Il n'y a qu'à voter pour flétrir tout cela. Votez, je vote, votons tous. La devise de notre Action française est d'agir, d'avancer, de manifester « par tous les moyens », même légaux.

Charles Maurras
  1. La polémique autour de l'entrée prochaine au Panthéon des cendres de Zola battait alors son plein. Le numéro de L'Action française du 27 mars 1908 comporte en tête un article de Léon Daudet consacré à la question.

    Les notes sont imputables aux éditeurs. [Retour]

  2. Rappelons que si Maurras n'aimait pas beaucoup Zola pour des raisons toutes littéraires, l'animosité à son égard de ceux qui se retrouveront à l'Action française date surtout de l'affaire Dreyfus. [Retour]

  3. Siège du Grand Orient de France. [Retour]

  4. Arthur Ranc, 1831–1908. En décembre 1851, il combat sur les barricades pour s'opposer au coup d'État de Louis-Napoléon Bonaparte. Il est condamné à la déportation en Algérie en 1854. Il réussit à s'évader et à rejoindre l'Italie, puis la Suisse. Il rentre à Paris après l'amnistie de 1859 et collabore au journal Le Réveil de Charles Delescluze, puis à La Rue de Jules Vallès. Il est condamné à de multiples amendes et peines de prison pour incitation à la guerre civile.

    Après la proclamation de la République le 4 septembre 1870, il est nommé maire du IXe arrondissement. Pendant le siège de Paris, il rejoint Léon Gambetta à Tours. Le 8 février, il est élu député de l'Assemblée nationale, mais en démissionne le 2 mars pour protester contre la signature des préliminaires de paix avec les Allemands. Le 26 mars, il est élu au Conseil de la Commune par le IXe arrondissement. Il démissionne le 6 avril pour protester contre le décret sur les otages que vient de prendre la Commune.

    Après la Semaine sanglante, il se présente en juillet 1871 aux élections municipales de Paris, mais la presse l'attaque et il doit s'enfuir en Belgique. Il est condamné à mort par contumace par le conseil de Guerre en octobre 1873.

    Il revient en France après l'amnistie de 1880, puis est élu député de gauche de la Seine en 1881, et sénateur en 1891. En 1908, à la fin de sa vie, il est donc l'un des vieux sénateurs piliers du régime, gardien de la République et de ses principes. [Retour]

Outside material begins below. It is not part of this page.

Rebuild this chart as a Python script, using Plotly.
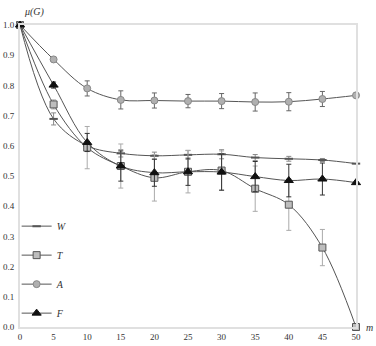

  5. L'affaire Soleilland fut célèbre car elle intervint au moment des débats sur la peine de mort et torpilla le projet d'abolition. Fin janvier 1907, l'ébéniste Albert Soleilland se présente chez ses amis Erbelding : il vient chercher Marthe, leur fille, pour l'emmener au Bataclan. Il en reviendra seul… Le 8 février, on retrouve le corps de la fillette de 11 ans dans une consigne de la gare de l'Est : elle a été violée et écorchée vive. Soleilland est jugé et condamné à mort le 24 juillet par les assises de la Seine. Le caractère odieux du meurtre provoque un grand émoi qui atteint son paroxysme lorsque le président Fallières gracie le coupable, le 13 septembre, poursuivant sans ciller la politique de grâces automatiques alors en vigueur et qui était la principale illustration de la campagne abolitionniste. Les caricatures montrant Soleilland au bagne et sur l'échafaud sous titrées « là où il est et là où il devrait être » resteront fameuses. L'émotion sera telle que les débats tourneront court au parlement, une large majorité refusant l'abolition. L'affaire Soleilland est souvent citée comme l'exemple d'une émotion prenant le pas sur la raison à propos d'un grand sujet de société. Cette représentation simpliste est fausse : si l'on échangea des deux côtés des arguments raisonnables, on échangea aussi des arguments purement émotifs. Le principal discours de Jaurès à la tribune au moment des débats est entièrement construit dans un registre émotif, le partage des rôles jouant à plein avec Briand, qui resta lui dans un rationalisme sec.

    Zola était déjà mort, mais un débat secondaire eut lieu sur le fait que des représentations de crimes abjects par les auteurs naturalistes avaient pu favoriser la recrudescence de crimes horribles, d'où le fait que Maurras mêle ici les deux aspects sans plus s'en expliquer : les contemporains faisaient spontanément le rapprochement.

    Enfin le personnel politique en faveur de l'abolition étant largement dreyfusard, la confusion joua entre les deux positions, les défenseurs de la grâce accordée à Soleilland se trouvant être presque exclusivement des partisans, souvent en vue, de Dreyfus. [Retour]

  6. Dans le jargon des théâtres du temps, l'expression signifie « être applaudi », mais le sens paraît ici contraire. Sans doute Maurras l'emploie-t-il parce que le sucre était alors brûlé pour « assainir l'air », c'est-à-dire principalement pour masquer les mauvaises odeurs. [Retour]

Ce texte a paru dans L'Action française du 27 mars 1908.